● STATED EXERCISE: Select every line containing the word "with" from the material, and copy those lines.

● DATASET EXCERPTS:
§ §
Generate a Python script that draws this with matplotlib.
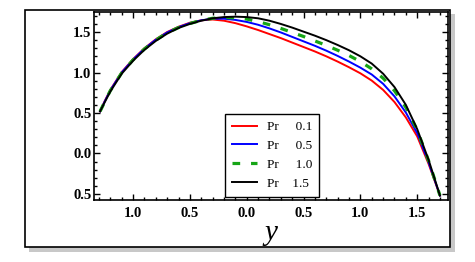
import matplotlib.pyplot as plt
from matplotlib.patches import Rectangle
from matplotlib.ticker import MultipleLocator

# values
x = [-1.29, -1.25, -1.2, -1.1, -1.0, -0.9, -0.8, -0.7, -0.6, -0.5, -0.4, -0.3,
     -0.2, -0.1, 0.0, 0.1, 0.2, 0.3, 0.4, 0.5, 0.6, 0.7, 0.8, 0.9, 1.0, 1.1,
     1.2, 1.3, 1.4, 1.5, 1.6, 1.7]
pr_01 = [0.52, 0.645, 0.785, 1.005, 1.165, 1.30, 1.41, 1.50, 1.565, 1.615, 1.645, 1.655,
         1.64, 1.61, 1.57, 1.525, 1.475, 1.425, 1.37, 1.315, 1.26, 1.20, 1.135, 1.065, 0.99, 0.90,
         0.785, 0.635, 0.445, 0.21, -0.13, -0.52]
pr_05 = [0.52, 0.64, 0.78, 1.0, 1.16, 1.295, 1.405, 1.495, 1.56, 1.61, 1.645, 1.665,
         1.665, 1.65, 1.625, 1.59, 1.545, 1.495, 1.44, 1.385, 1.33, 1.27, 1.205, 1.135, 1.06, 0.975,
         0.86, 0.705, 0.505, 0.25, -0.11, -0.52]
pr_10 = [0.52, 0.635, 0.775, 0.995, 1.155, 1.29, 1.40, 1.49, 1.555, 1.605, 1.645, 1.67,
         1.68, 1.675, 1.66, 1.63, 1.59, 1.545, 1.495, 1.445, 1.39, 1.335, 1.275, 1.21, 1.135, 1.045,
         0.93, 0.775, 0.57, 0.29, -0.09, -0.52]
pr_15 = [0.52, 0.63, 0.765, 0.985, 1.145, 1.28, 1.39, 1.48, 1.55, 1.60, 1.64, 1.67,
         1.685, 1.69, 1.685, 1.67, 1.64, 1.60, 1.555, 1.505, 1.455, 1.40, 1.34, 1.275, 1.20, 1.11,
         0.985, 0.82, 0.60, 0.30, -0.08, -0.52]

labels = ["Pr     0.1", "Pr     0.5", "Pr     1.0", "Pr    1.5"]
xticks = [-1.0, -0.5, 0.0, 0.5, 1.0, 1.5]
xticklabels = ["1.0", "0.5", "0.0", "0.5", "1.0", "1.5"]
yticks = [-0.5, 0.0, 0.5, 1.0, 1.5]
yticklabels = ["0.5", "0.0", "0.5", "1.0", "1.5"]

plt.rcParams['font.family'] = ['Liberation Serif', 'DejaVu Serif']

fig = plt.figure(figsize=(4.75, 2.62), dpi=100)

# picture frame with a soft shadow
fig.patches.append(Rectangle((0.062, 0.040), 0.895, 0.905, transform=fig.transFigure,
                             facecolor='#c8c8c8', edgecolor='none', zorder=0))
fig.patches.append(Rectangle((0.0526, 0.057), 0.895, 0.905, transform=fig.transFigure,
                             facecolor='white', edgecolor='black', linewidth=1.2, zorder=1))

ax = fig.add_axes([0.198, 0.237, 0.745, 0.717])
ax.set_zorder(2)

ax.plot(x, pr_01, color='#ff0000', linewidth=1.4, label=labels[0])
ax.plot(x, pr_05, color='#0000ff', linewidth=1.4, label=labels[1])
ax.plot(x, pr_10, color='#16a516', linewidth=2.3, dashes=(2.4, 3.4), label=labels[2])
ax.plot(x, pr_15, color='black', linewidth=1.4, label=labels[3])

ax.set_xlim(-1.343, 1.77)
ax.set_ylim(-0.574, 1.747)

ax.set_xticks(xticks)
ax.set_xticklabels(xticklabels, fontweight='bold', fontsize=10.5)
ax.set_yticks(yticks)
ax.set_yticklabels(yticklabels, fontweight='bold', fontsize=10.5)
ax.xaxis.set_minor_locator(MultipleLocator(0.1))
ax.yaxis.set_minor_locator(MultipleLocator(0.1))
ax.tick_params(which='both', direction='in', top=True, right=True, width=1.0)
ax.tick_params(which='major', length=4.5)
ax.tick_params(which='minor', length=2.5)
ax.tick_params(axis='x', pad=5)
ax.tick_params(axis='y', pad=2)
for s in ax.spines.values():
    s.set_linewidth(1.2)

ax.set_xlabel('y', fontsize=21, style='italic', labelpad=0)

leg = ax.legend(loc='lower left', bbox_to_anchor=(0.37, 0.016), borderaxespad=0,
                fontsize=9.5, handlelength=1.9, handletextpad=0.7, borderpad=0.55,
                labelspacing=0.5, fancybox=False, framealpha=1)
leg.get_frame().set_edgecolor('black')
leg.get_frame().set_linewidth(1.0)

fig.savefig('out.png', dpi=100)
§ §
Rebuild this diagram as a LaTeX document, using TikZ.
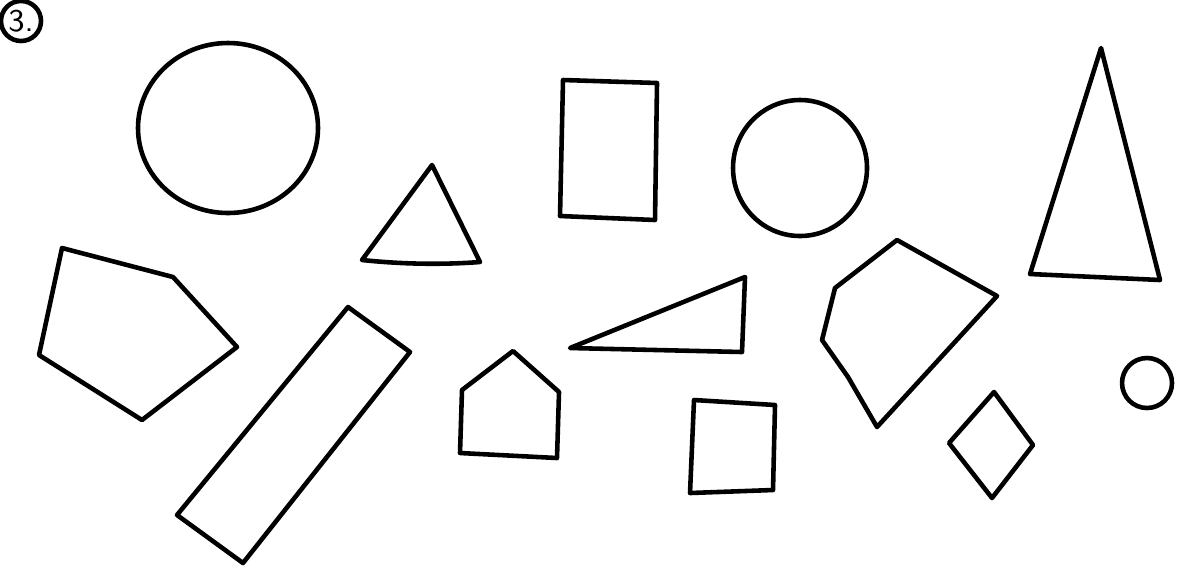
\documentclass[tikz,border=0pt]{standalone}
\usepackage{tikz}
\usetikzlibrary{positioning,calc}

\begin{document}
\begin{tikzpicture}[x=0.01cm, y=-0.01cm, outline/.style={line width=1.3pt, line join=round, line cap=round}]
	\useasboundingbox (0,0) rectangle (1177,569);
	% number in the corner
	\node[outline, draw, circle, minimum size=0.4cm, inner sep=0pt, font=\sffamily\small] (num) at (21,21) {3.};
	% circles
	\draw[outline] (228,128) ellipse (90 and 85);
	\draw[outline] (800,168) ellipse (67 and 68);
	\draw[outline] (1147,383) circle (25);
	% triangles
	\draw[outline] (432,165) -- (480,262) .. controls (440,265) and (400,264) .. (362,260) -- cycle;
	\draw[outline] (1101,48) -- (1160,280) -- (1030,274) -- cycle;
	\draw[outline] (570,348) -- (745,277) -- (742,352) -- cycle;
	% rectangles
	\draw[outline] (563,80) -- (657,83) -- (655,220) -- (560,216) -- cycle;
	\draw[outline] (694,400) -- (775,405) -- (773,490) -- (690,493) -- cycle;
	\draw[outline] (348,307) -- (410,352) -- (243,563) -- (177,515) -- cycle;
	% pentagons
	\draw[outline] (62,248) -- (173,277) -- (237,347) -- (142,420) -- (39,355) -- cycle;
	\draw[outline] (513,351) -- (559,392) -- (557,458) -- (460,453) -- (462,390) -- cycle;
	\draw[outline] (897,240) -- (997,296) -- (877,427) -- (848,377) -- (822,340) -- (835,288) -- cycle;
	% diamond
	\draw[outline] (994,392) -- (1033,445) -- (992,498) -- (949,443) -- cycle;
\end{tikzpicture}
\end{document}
§ §
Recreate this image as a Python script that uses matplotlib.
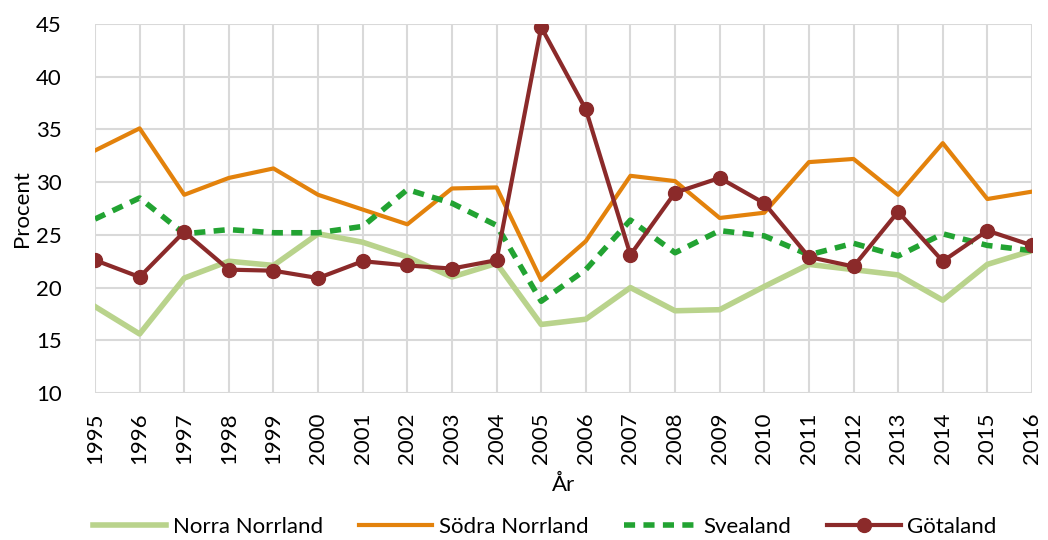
§ §
● FULL OUTPUT:
Generate a Python script that draws this with matplotlib.
# picture frame with a soft shadow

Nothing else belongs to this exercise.